Japan Geoscience Union Meeting 2019

Presentation information

[E] Oral

P (Space and Planetary Sciences ) » P-CG Complex & General

[P-CG22] Shock responses of planetary materials elucidated from meteorites and dynamic compression experiments

Tue. May 28, 2019 3:30 PM - 5:00 PM A03 (TOKYO BAY MAKUHARI HALL)

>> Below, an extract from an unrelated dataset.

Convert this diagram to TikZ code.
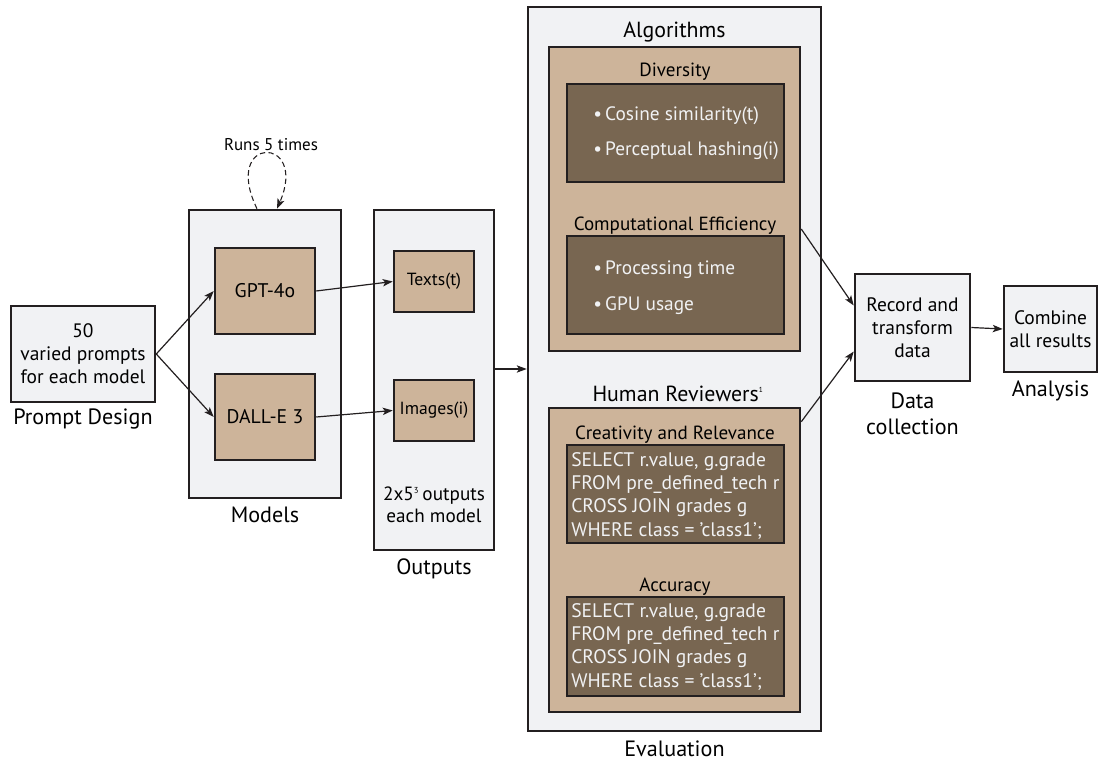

convener:Toshimori Sekine(Center for High Pressure Science and Technology Advanced Research), Takuo Okuchi(Institute for Planetary Materials, Okayama University), Chairperson:Takuo Okuchi(Okayama University), Yongjae Lee(Yonsei University)

4:30 PM - 4:45 PM

[PCG22-11] Study on transport properties of liquid iron and iron alloy under high temperature and high pressure using the laser shock technique

*Kohei Miyanishi1, Norimasa Ozaki2, Satoshi Ohmura3, Marion Harmand4, Andy Krygier5, Toyohito Nishikawa2, Yuhei Umeda2, Shigemori Keisuke1, Youichi Sakawa1, Takayoshi Sano1, Ryosuke Kodama1,2 (1.Institute for Laser Engineering, Osaka University, 2.Graduate school of engineering, Osaka University, 3.Faculty of Engineering, Hiroshima Institute of Technology, 4.IMPMC, Sorbonne Université, 5.LLNL)

Keywords:iron alloy

Information on the thermal and electrical transport properties of iron alloys under high-pressure and high-temperature conditions corresponding to the earth’s outer core is necessary to clarify the convection phenomena of the earth and the cooling history. In particular, the transport properties in the outer core–mantle boundary condition strongly influence the mantle convection, the outer core convection generating the earth's magnetic field, the growth and inner flow of the inner core, and so on. However, there are very few experimental examples concerning high-pressure and high-temperature liquid iron/iron-alloy which correspond to the outer core conditions, and only a few cases have been reported for pure iron [1]. It is required to investigate transport coefficients of liquid iron alloys containing light elements to simulate actual outer core, experimentally. Laser shock compression technique has several advantages to exploring iron-alloys under high-pressure and high-temperature condition. As there is no mechanical restriction on pressure generation, producing the pressure of even TPa is easy, and high heating rate exceeding 1015K / s is possible, and it is a closed system that is not affected by surroundings. Therefore the technique is effective for generation and observation of high-pressure and high-temperature liquid iron-alloys. In this research, we report optical reflectivity, pressure and temperature measurements of laser shock compressed iron and iron-silicon (Fe-Si) alloy at and above the earth's outer core conditions.

Target assemblies containing polypropylene (CH), aluminum, quartz, iron or iron-silicon alloy and magnesium oxide (MgO) window were shock compressed by laser ablation at the GEKKO XII laser facility, the Institute of Laser Engineering, Osaka University. Iron and iron-silicon alloy were formed by electron beam evaporation on the MgO window. Laser beams with a wavelength of 527 nm were focused onto the target. A focal spot was 1 mm in diameter with a flat-top spatial intensity distribution resulting in a planar shock front. Temporal shape of the laser pulse was approximately a flat-top with a full-width at half-maximum of 2.5 ns. The velocity interferometer system for any reflector (VISAR) measure a particle velocity and a reflectivity at the interface between iron or iron-silicon alloy and MgO. The Ppressure was evaluated using measured particle velocity and a known equation of state of MgO[2]. The optical pyrometer measures the temperature at the interface through the MgO window.

The pressures determined from the measurement results were from 200 to 400 GPa, and the temperatures were up to 15000 K. In the pressure range exceeding 200 GPa, in the case of iron, a decrease in reflectivity was observed as the pressure increased, whereas in the case of the iron-silicon alloy, a continuous increase following a discontinuous decrease in the reflectivity was observed. The decrease in reflectivity of iron suggests a decrease in electronic conductivity due to temperature rise with increasing pressure. On the other hand, the continuous rise seems to indicate an increase in the density of free electrons derived from silicon.



[1] K. Ohta, Y. Kuwayama, K. Hirose, K. Shimizu, Y. Ohisi: Nature, 534, 95-98 (02 June 2016).

[2] S. Root, L. Shulenburger, R. W. Lemke et al.: Phys. Rev. Lett, 115, 198501 (2015).